MacDown 0.2.3 is the third bug-fixing release for 0.2, plus a few extra goodies. The main “thing” in this release are fixes and improvements for printing PDF generation and support.

PDF Export

From pretty much the beginning of the first MacDown release, there have been suggestions for adding a “Export to PDF” menu item to go along with the existing “Export to HTML” one. Those were rejected, mainly because macOS has PDF generation built-in. If you navigate to File → Print…, you will find a “PDF” button at the bottom left corner, and clicking it reveals a few options…

PDF options in macOS Print dialog.

…including Save as PDF. This can be used to export PDF, so there really is no need for individual macOS applications (as long as they use the system printing dialog) to implement a seperate export option, unless they provide additional export options, such as those provided by Pages, Keynote, etc..

But I was a little surprised when I get asked again. And again. And there’s a pull request about it. And then there is a review with this line:

Mou can export as PDF and HTML but Macdown can export in HTML format only.

(Side note: Please spell the application name as MacDown, with a capital D, not Macdown.)

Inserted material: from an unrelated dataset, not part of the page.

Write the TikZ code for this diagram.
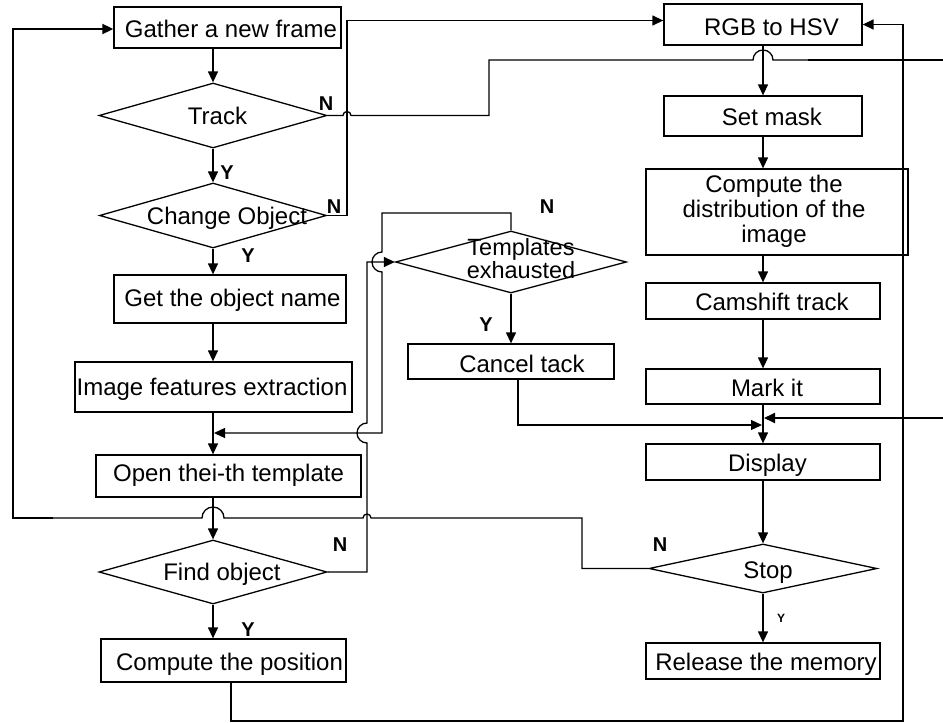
\documentclass[tikz,border=0pt]{standalone}
\usepackage{fontspec}
\setmainfont{Liberation Sans}
\usetikzlibrary{shapes.geometric,arrows.meta}

\tikzset{
  stroke/.style={line width=1.3pt},
  heavy/.style={line width=1.8pt},
  proc/.style={draw, stroke, rectangle, inner sep=0pt},
  decide/.style={draw, stroke, diamond, inner sep=0pt},
  txt/.style={font=\fontsize{24}{26}\selectfont, inner sep=0pt, text height=17pt, text depth=0pt},
  multi/.style={inner sep=0pt, align=center},
  flag/.style={font=\fontsize{20}{20}\selectfont\bfseries, inner sep=0pt},
  tip/.style={-{Triangle[length=11pt,width=10pt]}},
  flow/.style={stroke, tip},
  link/.style={stroke},
}

\begin{document}
\begin{tikzpicture}[x=1pt,y=1pt]
\fill[white] (0,0) rectangle (943,-723);
\useasboundingbox (0,0) rectangle (943,-723);

% ---------- left column ----------
\node[proc, minimum width=227pt, minimum height=41pt] (gather) at (227.5,-27.5) {};
\node[txt] (gatherT) at (231,-29) {Gather a new frame};

\node[decide, minimum width=228pt, minimum height=65pt] (track) at (213,-115.5) {};
\node[txt] (trackT) at (217.5,-116) {Track};

\node[decide, minimum width=227pt, minimum height=65pt] (change) at (213,-215.5) {};
\node[txt] (changeT) at (227,-215.5) {Change Object};

\node[proc, minimum width=232pt, minimum height=48pt] (get) at (230,-299) {};
\node[txt] (getT) at (232.5,-298) {Get the object name};

\node[proc, minimum width=277pt, minimum height=50pt] (feat) at (213.5,-387) {};
\node[txt] (featT) at (212,-387) {Image features extraction};

\node[proc, minimum width=265pt, minimum height=42pt] (open) at (228.5,-476) {};
\node[txt] (openT) at (228.5,-473) {Open thei-th template};

\node[decide, minimum width=228pt, minimum height=64pt] (find) at (213,-572) {};
\node[txt] (findT) at (222,-571.5) {Find object};

\node[proc, minimum width=245pt, minimum height=43pt] (comp) at (223.5,-660.5) {};
\node[txt] (compT) at (229.5,-661.5) {Compute the position};

% ---------- middle ----------
\node[decide, minimum width=231pt, minimum height=62pt] (tmpl) at (511,-262) {};
\node[multi, font=\fontsize{23.5}{17}\selectfont] (tmplT) at (521,-259) {Templates\\exhausted};

\node[proc, minimum width=206pt, minimum height=35pt] (cancel) at (511,-361.5) {};
\node[txt] (cancelT) at (522,-363.5) {Cancel tack};

% ---------- right column ----------
\node[proc, minimum width=198pt, minimum height=41pt] (rgb) at (763,-24.5) {};
\node[txt] (rgbT) at (771.5,-26.5) {RGB to HSV};

\node[proc, minimum width=198pt, minimum height=40pt] (mask) at (763,-116) {};
\node[txt] (maskT) at (772,-116.5) {Set mask};

\node[proc, minimum width=262pt, minimum height=86pt] (dist) at (777,-212) {};
\node[multi, font=\fontsize{24}{25}\selectfont] (distT) at (774,-211) {Compute the\\distribution of the\\image};

\node[proc, minimum width=234pt, minimum height=36pt] (cam) at (763,-301) {};
\node[txt] (camT) at (772,-302) {Camshift track};

\node[proc, minimum width=234pt, minimum height=35pt] (mark) at (763,-386.5) {};
\node[txt] (markT) at (767,-388) {Mark it};

\node[proc, minimum width=234pt, minimum height=36pt] (disp) at (763,-462) {};
\node[txt] (dispT) at (767.5,-463) {Display};

\node[decide, minimum width=228pt, minimum height=49pt] (stop) at (763,-568.5) {};
\node[txt] (stopT) at (768,-570) {Stop};

\node[proc, minimum width=234pt, minimum height=36pt] (rel) at (763,-661) {};
\node[txt] (relT) at (766,-662) {Release the memory};

% ---------- branch labels ----------
\node[flag] (nTrack) at (326,-104) {N};
\node[flag] (yTrack) at (227,-173) {Y};
\node[flag] (nChange) at (334,-207) {N};
\node[flag] (yChange) at (248,-256) {Y};
\node[flag] (nTmpl) at (547,-207) {N};
\node[flag] (yTmpl) at (486,-325) {Y};
\node[flag] (nFind) at (340,-545) {N};
\node[flag] (yFind) at (248,-630) {Y};
\node[flag] (nStop) at (660,-545) {N};
\node[font=\fontsize{12}{12}\selectfont\bfseries, inner sep=0pt] (yStop) at (781,-618) {Y};

% ---------- junctions and page-edge ends ----------
\coordinate (hubL) at (214,-433);
\coordinate (hubC) at (762,-425);
\coordinate (hubE) at (764,-418);
\coordinate (edgeA) at (943,-60);
\coordinate (edgeB) at (943,-418);

% ---------- main flow, left ----------
\draw[flow] (gather.south -| track.north) -- (track.north);
\draw[flow] (track.south) -- (change.north);
\draw[flow] (change.south) -- (get.north -| change.south);
\draw[flow] (get.south -| change.south) -- (feat.north -| change.south);
\draw[flow] (feat.south -| change.south) -- (open.north -| change.south);
\draw[flow] (open.south -| find.north) -- (find.north);
\draw[flow] (find.south) -- (comp.north -| find.south);

% ---------- main flow, right ----------
\draw[flow] (rgb.south) -- (mask.north);
\draw[flow] (mask.south) -- (dist.north -| mask.south);
\draw[flow] (dist.south -| mask.south) -- (cam.north);
\draw[flow] (cam.south) -- (mark.north);
\draw[flow] (mark.south) -- (disp.north);
\draw[flow] (disp.south) -- (stop.north);
\draw[flow] (stop.south) -- (rel.north);
\draw[flow] (tmpl.south) -- (cancel.north -| tmpl.south);

% Track: N leaves towards the page edge
\draw[link] (track.east) -- (343,-115.5) arc[start angle=180, end angle=0, radius=4pt]
  -- (489,-115.5) -- (489,-60) -- (753,-60) arc[start angle=180, end angle=0, radius=10pt]
  -- (808,-60);
\draw[heavy] (808,-60) -- (edgeA);
% incoming from the page edge
\draw[heavy, tip] (edgeB) -- (hubE);

% Change Object: N goes to RGB to HSV
\draw[flow] (change.east) -- (347,-215.5) -- (347,-20.5) -- ([yshift=4pt]rgb.west);

% Cancel tack joins before Display
\draw[flow] ([xshift=7pt]cancel.south) -- (518,-425) -- (hubC);

% Find object: N tries the templates check
\draw[flow] (find.east) -- (367,-572) -- (367,-443)
  arc[start angle=270, end angle=90, radius=10pt] -- (367,-262) -- (tmpl.west);

% Templates exhausted: N opens the next template
\draw[flow] (tmpl.north) -- (511,-213) -- (382,-213) -- (382,-252)
  arc[start angle=90, end angle=270, radius=10pt] -- (382,-433) -- (hubL);

% Stop: N loops back to a new frame
\draw[link] (stop.west) -- (582,-568.5) -- (582,-518) -- (371,-518)
  arc[start angle=0, end angle=180, radius=4pt] -- (224,-518)
  arc[start angle=0, end angle=180, radius=11pt] -- (53,-518);
\draw[heavy, tip] (53,-518) -- (13,-518) -- (13,-29) -- ([yshift=-1.5pt]gather.west);

% Compute the position feeds RGB to HSV
\draw[line width=1.5pt, tip] ([xshift=7.5pt]comp.south) -- (231,-721) -- (903,-721)
  -- (903,-24.5) -- (rgb.east);

\end{tikzpicture}
\end{document}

Aside from the “one click is better than three” argument (which makes much sense), the most surprising part of people requesting this feature is that most people don’t seem to know that such feature exists in macOS. Which is the main reason that MacDown will from now on include the new Export menu:

New Export menu in MacDown 0.2.3.

The PDF export works similarly as its HTML counterpart, but will always match styles in the preview, without the CSS and syntax highlighting options. Speaking of which…

Other Improvements

The HTML export options now have more sensible defaults, based on current application preferences. This should make exporting routines easier.

And if you’re more into copying content directly from preview, instead of exporting the whole file, copy-pasting to web browsers (other than Safari, which already works) should now preserve styles in the preview.

The bundled Prism is also upgraded, meaning that you’ll get more language definitions for syntax highlighting, including Haskell, LaTeX, and Twig. I’ll update the full language list on the site later; you can also check out Prism’s documentation.